David Hicks’ British Citizenship: Now You See It, Now You Don’t

by Peter Spiro

According this report out of Australia, in early July Guantanamo Bay detainee David Hicks was granted UK citizenship only to be stripped of the status the very next day. The British courts had confirmed Hicks’ claim to the British tie through his London-born mother. Hicks apparently hoped that British citizenship would lead to his release (as has been the case for all other Britains held at Gitmo). Alas, far from going to bat for him with the USG, after acceding to these rulings the British Home Secretary immediately revoked the status under a new measure giving him the power to strip dual nationals of their British citizenship where it “is conducive to the public good.” (Before an amendment earlier this year, citizenship could be revoked only for conduct “seriously prejudicial to the vital interests of the United Kingdom or a British overseas territory.”)

I don’t know how sympathetic a character Hicks may be, but I’m a bit surprised the maneuver hasn’t attracted a little more attention, especially in the British press. The episode contrasts sharply to parallel developments in the US, where despite some talk no detainees or terrorism defendants have been stripped of citizenship (Yaser Hamdi presenting the starkest example of an accidental American). Hicks expatriation may also have international law implications. Under article 15 of the Universal Declaration of Human Rights, states may not arbitrarily deprive individuals of nationality. The UK was no doubt on firm ground under existing practice, which still allows states wide discretion, in light of Hicks’ alternate Australian nationality and his tenuous connection to the UK. But one could easily imagine application of the Home Secretary’s power that would present a much closer case.

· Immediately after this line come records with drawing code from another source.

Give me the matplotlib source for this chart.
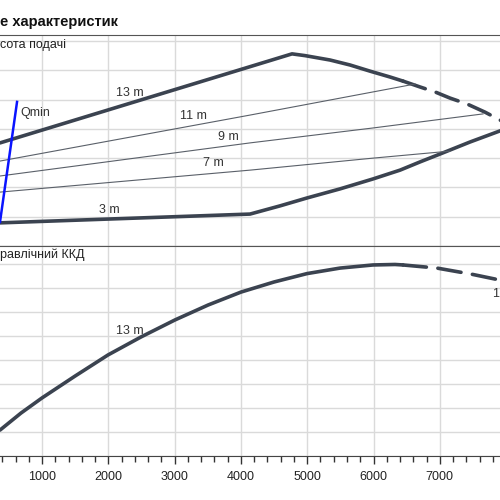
import matplotlib
matplotlib.use("Agg")
import matplotlib.pyplot as plt
from matplotlib.ticker import MultipleLocator

plt.rcParams['font.family'] = ['Liberation Sans', 'DejaVu Sans']

# ---- data ----
# flow (x) shared by both panels
x_min, x_max = 366, 7908

# head panel: curve "13 m" (upper boundary), solid part then dashed part
h13_q = [366, 4771, 4967, 5344, 5646, 5947, 6249, 6445,
         6701, 6928, 7154, 7410, 7682, 7908, 7998]
h13_h = [3.52, 6.56, 6.50, 6.35, 6.18, 5.97, 5.77, 5.63,
         5.43, 5.26, 5.05, 4.85, 4.57, 4.30, 4.20]
h13_split = 7  # index where the dashed part begins

# lower boundary: "3 m" line then max-flow curve
low_q = [366, 4137, 4590, 4997, 5495, 5993, 6400, 6701, 7003, 7455, 7908, 7998]
low_h = [0.79, 1.09, 1.37, 1.64, 1.95, 2.29, 2.59, 2.87, 3.14, 3.55, 3.93, 4.00]

h11_q = [366, 4137, 6626]
h11_h = [2.90, 4.47, 5.53]
h9_q = [366, 4137, 5993, 7652]
h9_h = [2.39, 3.52, 4.03, 4.51]
h7_q = [366, 4137, 5993, 7154]
h7_h = [1.84, 2.59, 3.00, 3.24]

qmin_q = [366, 623]
qmin_h = [0.82, 4.92]

# efficiency panel: curve "13 m"
eff_q = [366, 683, 1000, 1498, 1995, 2493, 3006, 3504, 4001, 4499, 4997,
         5495, 5993, 6324, 6445, 6958, 7471, 7908]
eff_e = [10.8, 17.9, 24.2, 33.3, 42.1, 49.6, 56.7, 62.9, 68.3, 72.5, 76.0,
         78.3, 79.6, 79.8, 79.6, 78.3, 75.8, 73.3]
eff_split = 14

head_labels = [("13 m", 2327, 5.22), ("11 m", 3278, 4.44), ("9 m", 3805, 3.72),
               ("7 m", 3579, 2.83), ("3 m", 2010, 1.23)]

dark = "#3b4350"
thin = "#5a6069"
grid_c = "#dadada"

fig = plt.figure(figsize=(5, 5), dpi=100)
ax1 = fig.add_axes([0, 0.508, 1, 0.422])
ax2 = fig.add_axes([0, 0.088, 1, 0.420])

for ax in (ax1, ax2):
    ax.set_xlim(x_min, x_max)
    ax.xaxis.set_major_locator(MultipleLocator(1000))
    ax.xaxis.set_minor_locator(MultipleLocator(200))
    ax.grid(True, which="major", color=grid_c, lw=1.0)
    ax.set_axisbelow(True)
    ax.spines["left"].set_visible(False)
    ax.spines["right"].set_visible(False)
    ax.spines["top"].set_color("#555555")
    ax.spines["bottom"].set_color("#444444")
    ax.set_yticklabels([])
    ax.tick_params(axis="y", length=0)

# head panel
ax1.set_ylim(0, 7.204)
ax1.yaxis.set_major_locator(MultipleLocator(1))
ax1.tick_params(axis="x", which="both", length=0, labelbottom=False)

ax1.plot(h13_q[:h13_split + 1], h13_h[:h13_split + 1], color=dark, lw=2.6,
         solid_capstyle="round", solid_joinstyle="round")
ax1.plot(h13_q[h13_split:], h13_h[h13_split:], color=dark, lw=2.6,
         dashes=(6.5, 3.2), dash_capstyle="round")
ax1.plot(low_q, low_h, color=dark, lw=2.6, solid_capstyle="round",
         solid_joinstyle="round")
for q, h in [(h11_q, h11_h), (h9_q, h9_h), (h7_q, h7_h)]:
    ax1.plot(q, h, color=thin, lw=0.8)
ax1.plot(qmin_q, qmin_h, color="#0a14ff", lw=1.8)
ax1.text(668, 4.54, "Qmin", fontsize=9, color="#333333", ha="left", va="center")
for txt, q, h in head_labels:
    ax1.text(q, h, txt, fontsize=9, color="#333333", ha="center", va="center")

# efficiency panel
ax2.set_ylim(0, 87.5)
ax2.yaxis.set_major_locator(MultipleLocator(10))
ax2.plot(eff_q[:eff_split + 1], eff_e[:eff_split + 1], color=dark, lw=2.6,
         solid_capstyle="round", solid_joinstyle="round")
ax2.plot(eff_q[eff_split:], eff_e[eff_split:], color=dark, lw=2.6,
         dashes=(6.5, 3.2), dash_capstyle="round")
ax2.text(2327, 52.1, "13 m", fontsize=9, color="#333333", ha="center", va="center")
ax2.text(7801, 67.5, "13 m", fontsize=9, color="#333333", ha="left", va="center")
ax2.tick_params(axis="x", which="major", length=6, width=1, color="#333333",
                labelsize=9, pad=5, labelcolor="#222222")
ax2.tick_params(axis="x", which="minor", length=4.2, width=1, color="#333333")

fig.text(0, 0.956, "е характеристик", fontsize=10.5, fontweight="bold",
         ha="left", va="center", color="#111111")
fig.text(0, 0.91, "сота подачі", fontsize=9, ha="left", va="center", color="#222222")
fig.text(0, 0.49, "равлічний ККД", fontsize=9, ha="left", va="center", color="#222222")

fig.savefig("out.png", dpi=100)
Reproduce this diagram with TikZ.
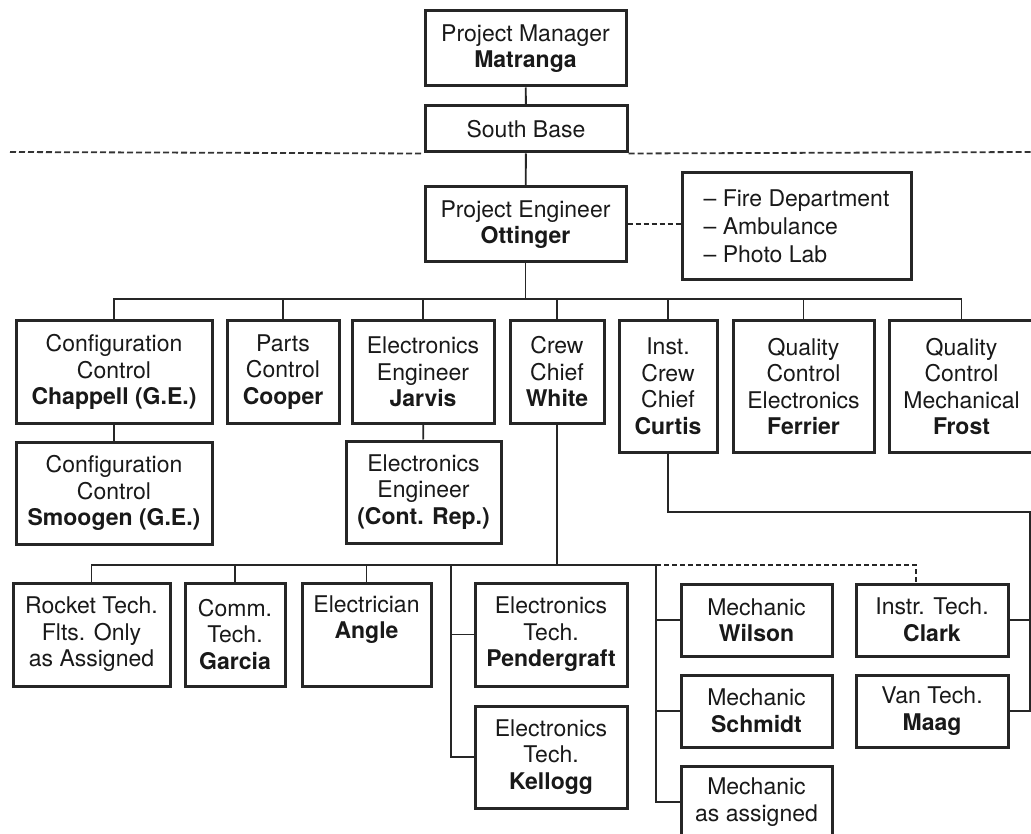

http://opiniojuris.org/2006/09/05/david-hicks-british-citizenship-now-you-see-it-now-you-dont/

2 Responses

  1. The episode contrasts sharply to parallel developments in the US, where despite some talk no detainees or terrorism defendants have been stripped of citizenship (Yaser Hamdi presenting the starkest example of an accidental American).

    I don’t think it’s entirely fair to reference Yaser Esam Hamdi’s situation for the proposition that no American has been stripped of citizenship in the war on terror. After all, Hamdi — who was a U.S. citizen — was indefinitely detained by the Defense Department, without trial, and was only released after agreeing to renounce his U.S. citizenship. (NYT article here.) Although Hamdi’s case certainly differs from Hicks’, to detain a citizen without trial and offer to release him only on the condition that he renounces his citizenship doesn’t provide the sharpest contrast with Hicks’ situation.

    Also, to dismiss Hamdi as an “accidental American” ignores perhaps the most basic concept of equality among citizens that is enshrined in the Fifth and Fourteenth Amendment, and moreover in the very idea of a democracy. There aren’t “accidental” (and on the other hand “intentional”?) Americans; there are simply Americans.

    This all being said, I think you’re right to draw attention to the very real possibility that, either though the official exercise of denaturalization powers or through coerced renunciation of citizenship, states could run afoul of the prohibition on arbitary deprivation of nationality. The Inter-American Court of Human Rights discussed the scope of “arbitrary” deprivations, and state responsibilities to avoid nationality determinations that increase the number of stateless individuals, in its decision last year in the Case of the Yean and Bosico Girls v. Dominican Republic, a PDF of which is available from the Court’s website here.

  2. Christopher, Thanks for the comment. I don’t mean to downplay the gravity of the violation of Hamdi’s rights. But I don’t think the violation was appreciably magnified by Hamdi’s citizenship status. I’ll stick by the “accidental American” characterization — as a matter of social fact, Hamdi was no more an American than any other Guantanamo detainee. He didn’t even know he was an American citizen until informed of the fact. But notwithstanding the fact that he had no connection to the US, and was in custody as an alleged enemy fighter, there were no takers for the argument that he should be sgtripped of his citizenship.